### Stated problem
Transcribe everything in the data word for word. Pictures are left out.

### Source data

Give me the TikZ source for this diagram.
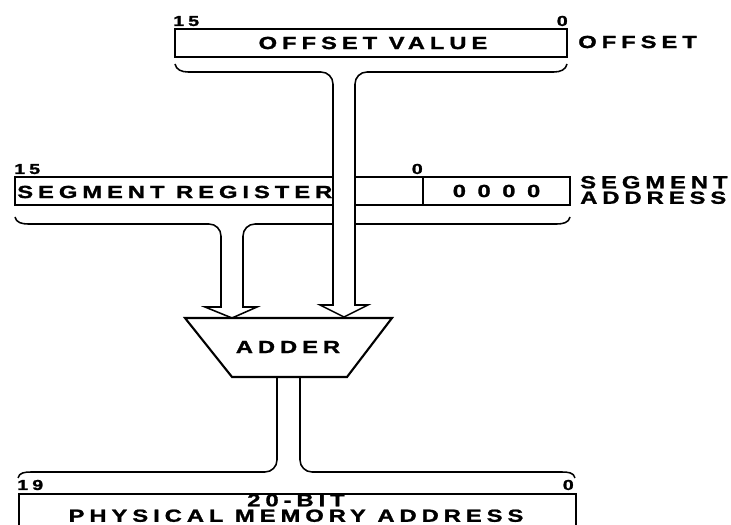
\documentclass[tikz,border=0pt]{standalone}
\usepackage{fontspec}
\usepackage{graphicx}
\usetikzlibrary{calc}
\newfontfamily\regfont{Liberation Sans}[LetterSpace=21,FakeBold=1.2]
\newcommand{\pxu}{0.025cm}
\newcommand{\wide}[1]{\scalebox{1.35}[1]{#1}}

\begin{document}
\begin{tikzpicture}[x=0.025cm, y=0.025cm,
    reg/.style={draw, line width=1.5pt, minimum height=28*\pxu, inner sep=0pt},
    lbl/.style={font=\regfont\bfseries\fontsize{12.5}{11}\selectfont, inner sep=0pt},
    bitno/.style={font=\regfont\bfseries\fontsize{10.3}{10}\selectfont, inner sep=0pt},
    bus/.style={line width=1.1pt}
  ]
    \clip (0,0) rectangle (731,525);

    % offset register
    \node[reg, minimum width=392*\pxu] (offset) at (371,482) {};
    \node[lbl] (offval) at (373,482) {\wide{OFFSET VALUE}};
    \node[bitno, anchor=base west] (off15) at (173,499) {\wide{15}};
    \node[bitno, anchor=base east] (off0) at (568,499) {\wide{0}};
    \node[lbl, anchor=west] (offname) at (578,483) {\wide{OFFSET}};

    % segment register
    \node[reg, minimum width=555*\pxu] (segment) at (292.5,334) {};
    \node[reg, lbl, minimum width=147*\pxu, anchor=east] (zeros) at (segment.east) {\wide{0 0 0 0}};
    \node[lbl, anchor=west] (segreg) at (17,333) {\wide{SEGMENT REGISTER}};
    \node[bitno, anchor=base west] (seg15) at (14,351) {\wide{15}};
    \node[bitno, anchor=base east] (seg0) at (423,351) {\wide{0}};
    \node[lbl, anchor=west, align=left] (segname) at (580,335) {\wide{SEGMENT}\\\wide{ADDRESS}};

    % adder
    \draw[line width=1.5pt] (185,207) -- (392,207) -- (347,148) -- (232,148) -- cycle;
    \node[lbl] (adder) at (288,178) {\wide{ADDER}};

    % physical address
    \node[reg, minimum width=557*\pxu, minimum height=60*\pxu, anchor=north west] (phys) at (18,32) {};
    \node[lbl, align=center] (physname) at (296,17) {\wide{20-BIT}\\\wide{PHYSICAL MEMORY ADDRESS}};
    \node[bitno, anchor=base west] (phys19) at (17,35) {\wide{19}};
    \node[bitno, anchor=base east] (phys0) at (574,35) {\wide{0}};

    % segment bus
    \draw[bus] (15,308) to[out=-80,in=180] (28,301) -- (209,301) to[out=0,in=90] (221,289)
      -- (221,218) -- (205,218) -- (232,207) -- (257,218) -- (243,218)
      -- (243,289) to[out=90,in=180] (255,301) -- (557,301) to[out=0,in=-100] (570,308);

    % offset bus, over the segment register
    \fill[white] (333,441) -- (333,220) -- (320,220) -- (344,208) -- (368,220) -- (355,220) -- (355,441) -- cycle;
    \draw[bus] (175,461) to[out=-80,in=180] (188,453) -- (321,453) to[out=0,in=90] (333,441)
      -- (333,220) -- (320,220) -- (344,208) -- (368,220) -- (355,220)
      -- (355,441) to[out=90,in=180] (367,453) -- (554,453) to[out=0,in=-100] (567,461);

    % output bus
    \draw[bus] (18,47) to[out=80,in=180] (31,53) -- (265,53) to[out=0,in=-90] (277,65) -- (277,148);
    \draw[bus] (300,148) -- (300,65) to[out=-90,in=180] (312,53) -- (562,53) to[out=0,in=100] (575,47);
\end{tikzpicture}
\end{document}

### Output of the task
Give me the TikZ source for this diagram.
\documentclass[tikz,border=0pt]{standalone}
\usepackage{fontspec}
\usepackage{graphicx}
\usetikzlibrary{calc}
\newfontfamily\regfont{Liberation Sans}[LetterSpace=21,FakeBold=1.2]
\newcommand{\pxu}{0.025cm}
\newcommand{\wide}[1]{\scalebox{1.35}[1]{#1}}

\begin{document}
\begin{tikzpicture}[x=0.025cm, y=0.025cm,
    reg/.style={draw, line width=1.5pt, minimum height=28*\pxu, inner sep=0pt},
    lbl/.style={font=\regfont\bfseries\fontsize{12.5}{11}\selectfont, inner sep=0pt},
    bitno/.style={font=\regfont\bfseries\fontsize{10.3}{10}\selectfont, inner sep=0pt},
    bus/.style={line width=1.1pt}
  ]
    \clip (0,0) rectangle (731,525);

    % offset register
    \node[reg, minimum width=392*\pxu] (offset) at (371,482) {};
    \node[lbl] (offval) at (373,482) {\wide{OFFSET VALUE}};
    \node[bitno, anchor=base west] (off15) at (173,499) {\wide{15}};
    \node[bitno, anchor=base east] (off0) at (568,499) {\wide{0}};
    \node[lbl, anchor=west] (offname) at (578,483) {\wide{OFFSET}};

    % segment register
    \node[reg, minimum width=555*\pxu] (segment) at (292.5,334) {};
    \node[reg, lbl, minimum width=147*\pxu, anchor=east] (zeros) at (segment.east) {\wide{0 0 0 0}};
    \node[lbl, anchor=west] (segreg) at (17,333) {\wide{SEGMENT REGISTER}};
    \node[bitno, anchor=base west] (seg15) at (14,351) {\wide{15}};
    \node[bitno, anchor=base east] (seg0) at (423,351) {\wide{0}};
    \node[lbl, anchor=west, align=left] (segname) at (580,335) {\wide{SEGMENT}\\\wide{ADDRESS}};

    % adder
    \draw[line width=1.5pt] (185,207) -- (392,207) -- (347,148) -- (232,148) -- cycle;
    \node[lbl] (adder) at (288,178) {\wide{ADDER}};

    % physical address
    \node[reg, minimum width=557*\pxu, minimum height=60*\pxu, anchor=north west] (phys) at (18,32) {};
    \node[lbl, align=center] (physname) at (296,17) {\wide{20-BIT}\\\wide{PHYSICAL MEMORY ADDRESS}};
    \node[bitno, anchor=base west] (phys19) at (17,35) {\wide{19}};
    \node[bitno, anchor=base east] (phys0) at (574,35) {\wide{0}};

    % segment bus
    \draw[bus] (15,308) to[out=-80,in=180] (28,301) -- (209,301) to[out=0,in=90] (221,289)
      -- (221,218) -- (205,218) -- (232,207) -- (257,218) -- (243,218)
      -- (243,289) to[out=90,in=180] (255,301) -- (557,301) to[out=0,in=-100] (570,308);

    % offset bus, over the segment register
    \fill[white] (333,441) -- (333,220) -- (320,220) -- (344,208) -- (368,220) -- (355,220) -- (355,441) -- cycle;
    \draw[bus] (175,461) to[out=-80,in=180] (188,453) -- (321,453) to[out=0,in=90] (333,441)
      -- (333,220) -- (320,220) -- (344,208) -- (368,220) -- (355,220)
      -- (355,441) to[out=90,in=180] (367,453) -- (554,453) to[out=0,in=-100] (567,461);

    % output bus
    \draw[bus] (18,47) to[out=80,in=180] (31,53) -- (265,53) to[out=0,in=-90] (277,65) -- (277,148);
    \draw[bus] (300,148) -- (300,65) to[out=-90,in=180] (312,53) -- (562,53) to[out=0,in=100] (575,47);
\end{tikzpicture}
\end{document}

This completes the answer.